__Exercise task__:
All lines in the records below from the line with "Clone this chart in matplotlib." through the line with "plt.rcParams['mathtext.bf'] = 'Liberation" are to be given again exactly, both ends included; the pictures are to be left out.

__Provided material__:
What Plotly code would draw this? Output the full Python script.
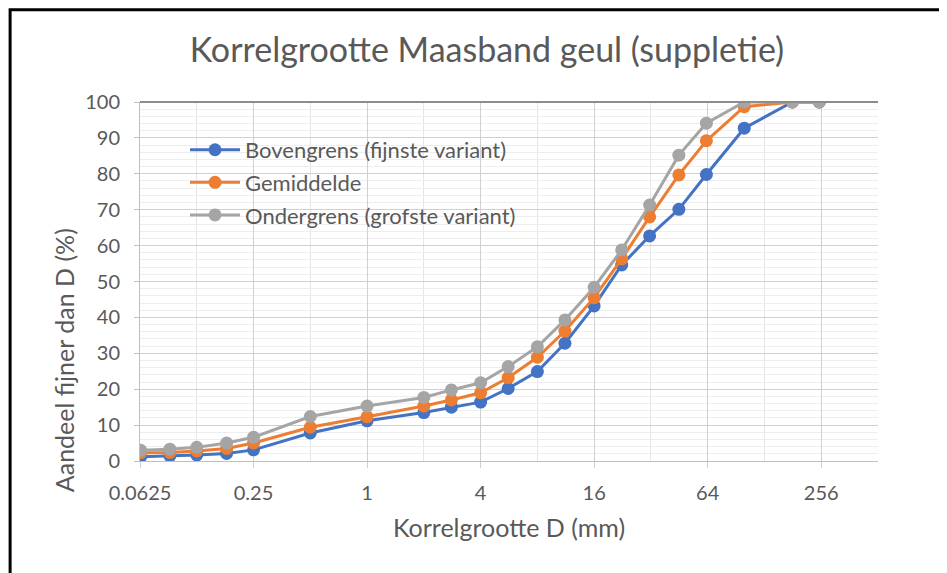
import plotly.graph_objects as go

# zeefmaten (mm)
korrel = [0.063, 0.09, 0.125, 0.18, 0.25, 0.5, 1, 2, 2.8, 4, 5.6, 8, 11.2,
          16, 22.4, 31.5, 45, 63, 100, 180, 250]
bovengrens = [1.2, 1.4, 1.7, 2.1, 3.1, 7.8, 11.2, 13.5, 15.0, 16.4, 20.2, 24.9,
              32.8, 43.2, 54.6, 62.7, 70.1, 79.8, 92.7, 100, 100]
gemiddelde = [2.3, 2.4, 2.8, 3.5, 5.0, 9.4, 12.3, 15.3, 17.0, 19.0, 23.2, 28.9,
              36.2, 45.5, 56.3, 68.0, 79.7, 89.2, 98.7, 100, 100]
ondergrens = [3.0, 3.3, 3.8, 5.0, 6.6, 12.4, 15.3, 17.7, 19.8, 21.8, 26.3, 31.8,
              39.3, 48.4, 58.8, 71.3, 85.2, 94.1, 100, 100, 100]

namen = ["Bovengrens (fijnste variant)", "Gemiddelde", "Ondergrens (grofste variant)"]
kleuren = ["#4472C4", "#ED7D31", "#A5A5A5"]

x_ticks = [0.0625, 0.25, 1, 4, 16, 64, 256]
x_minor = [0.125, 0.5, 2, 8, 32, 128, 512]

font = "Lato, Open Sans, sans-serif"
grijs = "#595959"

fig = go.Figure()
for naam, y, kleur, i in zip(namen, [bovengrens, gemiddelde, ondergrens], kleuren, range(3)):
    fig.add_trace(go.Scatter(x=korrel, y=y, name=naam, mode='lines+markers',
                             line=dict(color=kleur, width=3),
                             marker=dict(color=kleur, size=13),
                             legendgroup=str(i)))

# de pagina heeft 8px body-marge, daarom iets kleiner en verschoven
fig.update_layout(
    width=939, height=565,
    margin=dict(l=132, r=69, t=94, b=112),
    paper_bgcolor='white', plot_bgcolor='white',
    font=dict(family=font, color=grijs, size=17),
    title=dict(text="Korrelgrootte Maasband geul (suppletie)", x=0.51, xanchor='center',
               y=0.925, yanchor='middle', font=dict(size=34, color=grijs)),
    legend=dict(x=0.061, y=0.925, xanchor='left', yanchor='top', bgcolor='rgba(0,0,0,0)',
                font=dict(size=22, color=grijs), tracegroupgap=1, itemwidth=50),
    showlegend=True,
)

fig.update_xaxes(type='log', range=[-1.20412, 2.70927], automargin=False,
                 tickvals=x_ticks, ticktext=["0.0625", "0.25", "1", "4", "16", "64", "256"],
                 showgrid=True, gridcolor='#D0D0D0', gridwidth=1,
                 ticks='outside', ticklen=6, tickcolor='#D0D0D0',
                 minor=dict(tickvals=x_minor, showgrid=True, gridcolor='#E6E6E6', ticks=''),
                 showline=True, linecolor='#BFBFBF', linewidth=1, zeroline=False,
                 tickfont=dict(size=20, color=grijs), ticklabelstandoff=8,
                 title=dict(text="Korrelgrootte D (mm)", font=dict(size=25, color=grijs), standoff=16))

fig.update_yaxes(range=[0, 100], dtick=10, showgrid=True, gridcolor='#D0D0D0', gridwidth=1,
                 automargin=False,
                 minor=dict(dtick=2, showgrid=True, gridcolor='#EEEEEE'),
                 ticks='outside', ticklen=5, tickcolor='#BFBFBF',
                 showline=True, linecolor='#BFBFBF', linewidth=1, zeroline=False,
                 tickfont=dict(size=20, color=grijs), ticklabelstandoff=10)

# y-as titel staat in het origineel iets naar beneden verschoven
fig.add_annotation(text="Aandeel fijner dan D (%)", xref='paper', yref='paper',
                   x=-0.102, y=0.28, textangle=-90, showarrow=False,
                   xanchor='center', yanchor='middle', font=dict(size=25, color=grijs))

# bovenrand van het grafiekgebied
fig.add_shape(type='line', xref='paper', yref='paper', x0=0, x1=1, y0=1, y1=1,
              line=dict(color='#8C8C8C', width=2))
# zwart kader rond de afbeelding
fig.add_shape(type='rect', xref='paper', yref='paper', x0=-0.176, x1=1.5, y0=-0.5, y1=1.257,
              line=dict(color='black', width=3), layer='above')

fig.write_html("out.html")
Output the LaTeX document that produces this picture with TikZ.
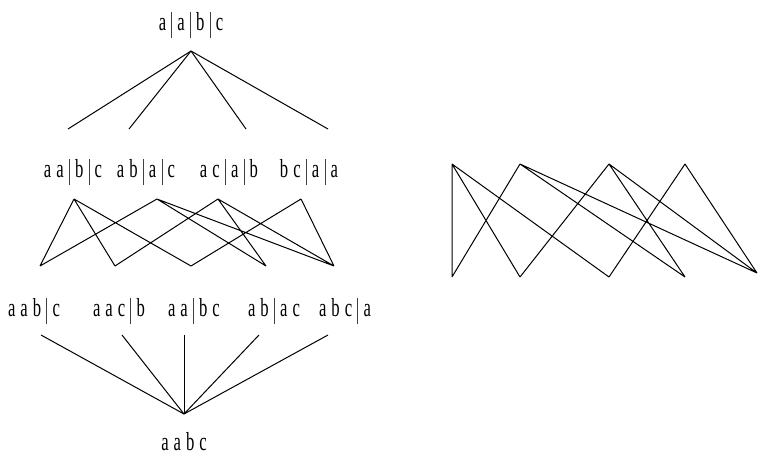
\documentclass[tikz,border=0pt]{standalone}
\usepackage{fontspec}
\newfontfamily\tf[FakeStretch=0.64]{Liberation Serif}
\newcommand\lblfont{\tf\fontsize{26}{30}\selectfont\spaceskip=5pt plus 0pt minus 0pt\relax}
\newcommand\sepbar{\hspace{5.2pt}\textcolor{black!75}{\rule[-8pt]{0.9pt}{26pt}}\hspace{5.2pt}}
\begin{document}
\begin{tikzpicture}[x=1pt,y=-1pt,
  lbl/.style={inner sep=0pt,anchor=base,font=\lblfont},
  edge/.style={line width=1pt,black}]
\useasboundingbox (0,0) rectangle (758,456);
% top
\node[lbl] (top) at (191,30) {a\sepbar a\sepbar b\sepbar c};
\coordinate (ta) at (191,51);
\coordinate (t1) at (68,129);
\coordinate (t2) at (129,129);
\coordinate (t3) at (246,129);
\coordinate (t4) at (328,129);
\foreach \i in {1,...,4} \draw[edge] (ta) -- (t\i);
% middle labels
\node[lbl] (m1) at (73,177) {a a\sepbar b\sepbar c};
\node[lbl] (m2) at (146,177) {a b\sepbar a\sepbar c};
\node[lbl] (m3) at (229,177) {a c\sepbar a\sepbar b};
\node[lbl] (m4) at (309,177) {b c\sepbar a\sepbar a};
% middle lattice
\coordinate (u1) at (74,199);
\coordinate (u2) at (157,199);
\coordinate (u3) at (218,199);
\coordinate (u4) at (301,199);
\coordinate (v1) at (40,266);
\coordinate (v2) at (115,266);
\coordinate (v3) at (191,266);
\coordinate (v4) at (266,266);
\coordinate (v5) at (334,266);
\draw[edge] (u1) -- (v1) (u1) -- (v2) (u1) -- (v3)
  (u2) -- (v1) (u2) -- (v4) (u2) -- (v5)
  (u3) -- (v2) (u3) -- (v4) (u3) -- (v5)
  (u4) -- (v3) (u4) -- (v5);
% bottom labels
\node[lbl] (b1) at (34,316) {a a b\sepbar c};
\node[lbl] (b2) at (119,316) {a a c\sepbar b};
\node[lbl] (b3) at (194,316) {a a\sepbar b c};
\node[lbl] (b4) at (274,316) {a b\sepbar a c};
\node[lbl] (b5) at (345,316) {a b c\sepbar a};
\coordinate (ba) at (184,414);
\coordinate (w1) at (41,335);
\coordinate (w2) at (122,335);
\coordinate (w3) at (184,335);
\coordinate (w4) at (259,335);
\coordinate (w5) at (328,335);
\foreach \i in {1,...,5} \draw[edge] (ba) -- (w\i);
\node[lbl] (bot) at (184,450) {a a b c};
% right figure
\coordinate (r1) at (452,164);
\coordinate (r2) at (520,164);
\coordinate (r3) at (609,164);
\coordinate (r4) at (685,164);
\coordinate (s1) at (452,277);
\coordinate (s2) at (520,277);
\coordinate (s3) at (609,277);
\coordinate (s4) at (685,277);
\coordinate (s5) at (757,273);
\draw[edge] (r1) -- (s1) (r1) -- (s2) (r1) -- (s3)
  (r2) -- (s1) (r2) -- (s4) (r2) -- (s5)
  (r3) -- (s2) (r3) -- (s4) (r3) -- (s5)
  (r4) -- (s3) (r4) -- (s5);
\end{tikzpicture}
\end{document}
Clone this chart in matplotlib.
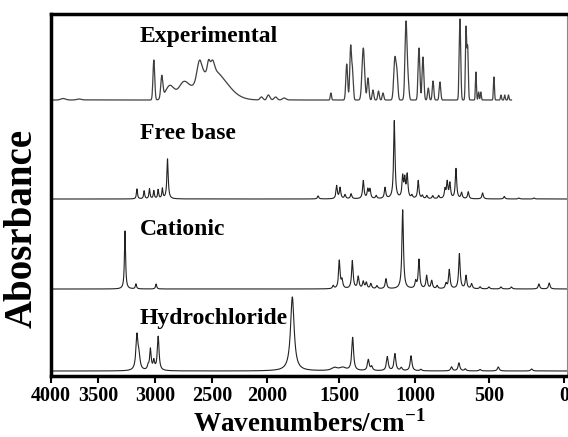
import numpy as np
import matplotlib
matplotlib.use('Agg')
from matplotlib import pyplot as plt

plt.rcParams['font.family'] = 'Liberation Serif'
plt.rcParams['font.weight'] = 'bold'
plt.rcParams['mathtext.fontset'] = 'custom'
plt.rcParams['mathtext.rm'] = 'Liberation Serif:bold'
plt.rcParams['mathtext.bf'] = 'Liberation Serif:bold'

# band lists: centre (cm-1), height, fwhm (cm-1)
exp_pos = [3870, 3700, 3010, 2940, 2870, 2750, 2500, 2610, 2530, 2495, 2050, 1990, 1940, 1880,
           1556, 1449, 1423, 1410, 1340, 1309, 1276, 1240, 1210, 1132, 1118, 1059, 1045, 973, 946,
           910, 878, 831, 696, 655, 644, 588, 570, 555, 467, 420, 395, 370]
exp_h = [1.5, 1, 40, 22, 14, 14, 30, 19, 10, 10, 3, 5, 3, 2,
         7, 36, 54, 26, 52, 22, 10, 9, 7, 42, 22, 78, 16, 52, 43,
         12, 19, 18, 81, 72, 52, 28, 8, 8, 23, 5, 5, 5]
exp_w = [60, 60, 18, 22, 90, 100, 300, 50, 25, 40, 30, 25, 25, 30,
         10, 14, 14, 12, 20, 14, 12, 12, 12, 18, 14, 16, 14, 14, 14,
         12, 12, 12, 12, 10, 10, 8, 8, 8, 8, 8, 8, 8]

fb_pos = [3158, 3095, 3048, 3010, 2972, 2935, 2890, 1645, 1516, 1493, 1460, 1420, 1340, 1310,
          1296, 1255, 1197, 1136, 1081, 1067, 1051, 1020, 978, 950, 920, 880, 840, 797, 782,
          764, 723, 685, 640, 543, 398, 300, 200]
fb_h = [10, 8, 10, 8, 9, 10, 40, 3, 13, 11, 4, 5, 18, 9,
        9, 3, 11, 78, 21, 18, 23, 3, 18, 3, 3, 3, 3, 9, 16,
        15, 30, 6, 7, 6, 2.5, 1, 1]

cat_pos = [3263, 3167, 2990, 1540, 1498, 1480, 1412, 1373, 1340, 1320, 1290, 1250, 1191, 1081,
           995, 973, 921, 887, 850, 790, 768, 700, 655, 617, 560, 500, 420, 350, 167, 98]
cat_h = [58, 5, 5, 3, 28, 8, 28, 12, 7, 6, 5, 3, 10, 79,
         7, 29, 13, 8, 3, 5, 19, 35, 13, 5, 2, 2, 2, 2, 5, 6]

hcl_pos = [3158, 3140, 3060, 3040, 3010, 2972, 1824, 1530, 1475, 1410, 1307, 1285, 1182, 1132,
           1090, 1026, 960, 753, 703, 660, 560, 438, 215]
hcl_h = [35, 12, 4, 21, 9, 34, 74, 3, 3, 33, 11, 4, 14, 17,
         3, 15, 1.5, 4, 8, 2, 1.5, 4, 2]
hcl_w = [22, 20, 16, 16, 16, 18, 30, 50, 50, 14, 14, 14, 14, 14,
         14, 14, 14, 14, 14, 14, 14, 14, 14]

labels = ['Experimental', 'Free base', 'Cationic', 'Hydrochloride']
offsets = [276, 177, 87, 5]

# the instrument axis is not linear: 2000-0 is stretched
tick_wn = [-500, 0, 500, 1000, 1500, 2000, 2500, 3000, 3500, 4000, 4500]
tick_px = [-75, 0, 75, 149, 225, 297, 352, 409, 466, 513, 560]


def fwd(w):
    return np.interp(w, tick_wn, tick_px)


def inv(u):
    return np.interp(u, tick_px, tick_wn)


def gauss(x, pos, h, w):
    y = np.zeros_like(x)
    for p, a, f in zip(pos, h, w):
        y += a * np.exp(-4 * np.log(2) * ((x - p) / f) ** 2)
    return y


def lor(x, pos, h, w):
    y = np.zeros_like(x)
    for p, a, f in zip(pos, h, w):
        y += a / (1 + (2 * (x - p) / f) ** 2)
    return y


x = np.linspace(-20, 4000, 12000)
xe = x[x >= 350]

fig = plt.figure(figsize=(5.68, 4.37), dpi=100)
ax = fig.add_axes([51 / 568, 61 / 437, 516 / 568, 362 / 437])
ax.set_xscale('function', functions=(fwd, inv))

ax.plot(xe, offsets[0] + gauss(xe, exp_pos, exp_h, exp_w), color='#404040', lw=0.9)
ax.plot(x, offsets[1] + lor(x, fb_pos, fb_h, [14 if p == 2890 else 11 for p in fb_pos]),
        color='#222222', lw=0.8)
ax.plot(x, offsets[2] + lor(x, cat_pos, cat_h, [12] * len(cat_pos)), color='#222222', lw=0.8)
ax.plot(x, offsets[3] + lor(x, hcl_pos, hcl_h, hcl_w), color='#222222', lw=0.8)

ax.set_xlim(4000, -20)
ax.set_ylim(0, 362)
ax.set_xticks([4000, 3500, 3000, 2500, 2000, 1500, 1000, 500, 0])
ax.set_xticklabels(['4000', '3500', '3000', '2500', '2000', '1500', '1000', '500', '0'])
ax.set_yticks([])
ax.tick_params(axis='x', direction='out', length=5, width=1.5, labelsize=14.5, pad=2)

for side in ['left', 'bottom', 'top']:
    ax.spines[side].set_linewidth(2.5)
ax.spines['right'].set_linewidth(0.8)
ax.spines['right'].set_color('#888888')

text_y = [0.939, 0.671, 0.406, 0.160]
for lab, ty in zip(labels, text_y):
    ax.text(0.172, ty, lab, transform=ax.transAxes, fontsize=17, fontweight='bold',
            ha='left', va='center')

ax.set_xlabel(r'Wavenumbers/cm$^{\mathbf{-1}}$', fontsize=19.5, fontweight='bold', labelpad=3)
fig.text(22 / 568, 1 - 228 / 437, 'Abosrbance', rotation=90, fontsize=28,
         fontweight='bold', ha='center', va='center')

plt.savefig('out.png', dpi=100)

__Solution__:
Clone this chart in matplotlib.
import numpy as np
import matplotlib
matplotlib.use('Agg')
from matplotlib import pyplot as plt

plt.rcParams['font.family'] = 'Liberation Serif'
plt.rcParams['font.weight'] = 'bold'
plt.rcParams['mathtext.fontset'] = 'custom'
plt.rcParams['mathtext.rm'] = 'Liberation Serif:bold'
plt.rcParams['mathtext.bf'] = 'Liberation Serif:bold'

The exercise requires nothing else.